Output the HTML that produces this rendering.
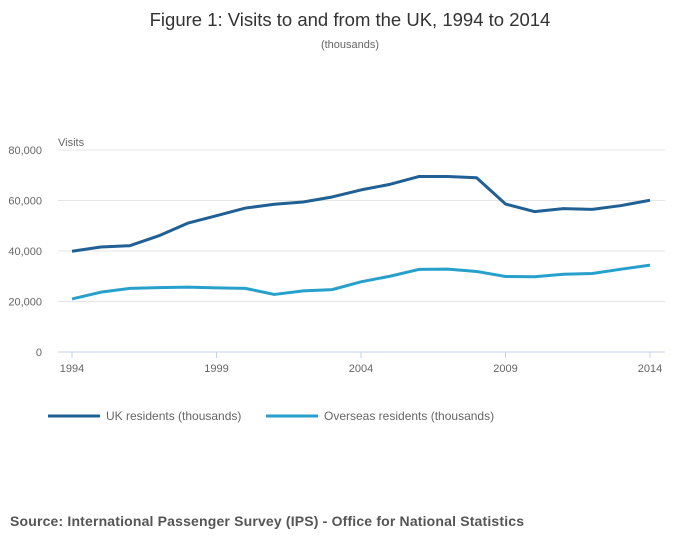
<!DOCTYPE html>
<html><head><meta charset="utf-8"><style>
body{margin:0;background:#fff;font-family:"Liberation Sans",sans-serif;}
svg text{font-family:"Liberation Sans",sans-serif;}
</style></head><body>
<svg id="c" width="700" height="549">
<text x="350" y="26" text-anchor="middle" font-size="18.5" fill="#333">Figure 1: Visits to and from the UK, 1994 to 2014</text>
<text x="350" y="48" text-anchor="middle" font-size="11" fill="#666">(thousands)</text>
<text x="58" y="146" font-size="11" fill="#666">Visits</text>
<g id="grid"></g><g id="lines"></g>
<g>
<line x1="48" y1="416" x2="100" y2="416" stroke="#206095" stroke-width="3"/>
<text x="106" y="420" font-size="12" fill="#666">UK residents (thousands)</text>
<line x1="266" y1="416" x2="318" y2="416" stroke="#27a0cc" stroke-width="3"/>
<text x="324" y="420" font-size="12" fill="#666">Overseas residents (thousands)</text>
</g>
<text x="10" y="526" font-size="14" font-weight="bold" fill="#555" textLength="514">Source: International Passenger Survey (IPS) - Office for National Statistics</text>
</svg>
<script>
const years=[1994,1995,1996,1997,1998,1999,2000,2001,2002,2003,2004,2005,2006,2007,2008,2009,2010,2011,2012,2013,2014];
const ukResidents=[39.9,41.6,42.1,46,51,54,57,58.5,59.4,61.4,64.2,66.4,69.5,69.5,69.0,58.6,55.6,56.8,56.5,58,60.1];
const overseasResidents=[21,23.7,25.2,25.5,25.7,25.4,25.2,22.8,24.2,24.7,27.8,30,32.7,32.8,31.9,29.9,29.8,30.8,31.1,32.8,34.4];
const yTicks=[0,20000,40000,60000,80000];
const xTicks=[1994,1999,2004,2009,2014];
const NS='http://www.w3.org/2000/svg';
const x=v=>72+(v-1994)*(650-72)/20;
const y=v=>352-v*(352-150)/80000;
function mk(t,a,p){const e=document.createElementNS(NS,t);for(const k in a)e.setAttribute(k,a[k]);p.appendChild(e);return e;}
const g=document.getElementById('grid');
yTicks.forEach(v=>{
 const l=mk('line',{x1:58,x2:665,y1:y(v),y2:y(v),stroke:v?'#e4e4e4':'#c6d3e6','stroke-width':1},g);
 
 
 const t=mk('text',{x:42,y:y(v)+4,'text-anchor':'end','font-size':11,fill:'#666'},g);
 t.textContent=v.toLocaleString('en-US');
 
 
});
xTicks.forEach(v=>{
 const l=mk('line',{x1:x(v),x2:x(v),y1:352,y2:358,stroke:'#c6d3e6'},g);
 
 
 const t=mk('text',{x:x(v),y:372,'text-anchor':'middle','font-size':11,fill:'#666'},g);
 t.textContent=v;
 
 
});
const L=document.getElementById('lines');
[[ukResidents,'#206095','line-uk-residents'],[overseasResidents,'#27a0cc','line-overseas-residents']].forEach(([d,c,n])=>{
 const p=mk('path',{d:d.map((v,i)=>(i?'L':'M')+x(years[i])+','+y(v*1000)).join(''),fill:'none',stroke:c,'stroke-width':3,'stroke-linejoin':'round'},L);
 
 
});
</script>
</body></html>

════════════════

**WORK INSTRUCTIONS**
Without including any picture, repeat the data exactly.

**TASK OUTPUT**
Output the HTML that produces this rendering.
<!DOCTYPE html>
<html><head><meta charset="utf-8"><style>
body{margin:0;background:#fff;font-family:"Liberation Sans",sans-serif;}
svg text{font-family:"Liberation Sans",sans-serif;}
</style></head><body>
<svg id="c" width="700" height="549">
<text x="350" y="26" text-anchor="middle" font-size="18.5" fill="#333">Figure 1: Visits to and from the UK, 1994 to 2014</text>
<text x="350" y="48" text-anchor="middle" font-size="11" fill="#666">(thousands)</text>
<text x="58" y="146" font-size="11" fill="#666">Visits</text>
<g id="grid"></g><g id="lines"></g>
<g>
<line x1="48" y1="416" x2="100" y2="416" stroke="#206095" stroke-width="3"/>
<text x="106" y="420" font-size="12" fill="#666">UK residents (thousands)</text>
<line x1="266" y1="416" x2="318" y2="416" stroke="#27a0cc" stroke-width="3"/>
<text x="324" y="420" font-size="12" fill="#666">Overseas residents (thousands)</text>
</g>
<text x="10" y="526" font-size="14" font-weight="bold" fill="#555" textLength="514">Source: International Passenger Survey (IPS) - Office for National Statistics</text>
</svg>
<script>
const years=[1994,1995,1996,1997,1998,1999,2000,2001,2002,2003,2004,2005,2006,2007,2008,2009,2010,2011,2012,2013,2014];
const ukResidents=[39.9,41.6,42.1,46,51,54,57,58.5,59.4,61.4,64.2,66.4,69.5,69.5,69.0,58.6,55.6,56.8,56.5,58,60.1];
const overseasResidents=[21,23.7,25.2,25.5,25.7,25.4,25.2,22.8,24.2,24.7,27.8,30,32.7,32.8,31.9,29.9,29.8,30.8,31.1,32.8,34.4];
const yTicks=[0,20000,40000,60000,80000];
const xTicks=[1994,1999,2004,2009,2014];
const NS='http://www.w3.org/2000/svg';
const x=v=>72+(v-1994)*(650-72)/20;
const y=v=>352-v*(352-150)/80000;
function mk(t,a,p){const e=document.createElementNS(NS,t);for(const k in a)e.setAttribute(k,a[k]);p.appendChild(e);return e;}
const g=document.getElementById('grid');
yTicks.forEach(v=>{
 const l=mk('line',{x1:58,x2:665,y1:y(v),y2:y(v),stroke:v?'#e4e4e4':'#c6d3e6','stroke-width':1},g);
 
 
 const t=mk('text',{x:42,y:y(v)+4,'text-anchor':'end','font-size':11,fill:'#666'},g);
 t.textContent=v.toLocaleString('en-US');
 
 
});
xTicks.forEach(v=>{
 const l=mk('line',{x1:x(v),x2:x(v),y1:352,y2:358,stroke:'#c6d3e6'},g);
 
 
 const t=mk('text',{x:x(v),y:372,'text-anchor':'middle','font-size':11,fill:'#666'},g);
 t.textContent=v;
 
 
});
const L=document.getElementById('lines');
[[ukResidents,'#206095','line-uk-residents'],[overseasResidents,'#27a0cc','line-overseas-residents']].forEach(([d,c,n])=>{
 const p=mk('path',{d:d.map((v,i)=>(i?'L':'M')+x(years[i])+','+y(v*1000)).join(''),fill:'none',stroke:c,'stroke-width':3,'stroke-linejoin':'round'},L);
 
 
});
</script>
</body></html>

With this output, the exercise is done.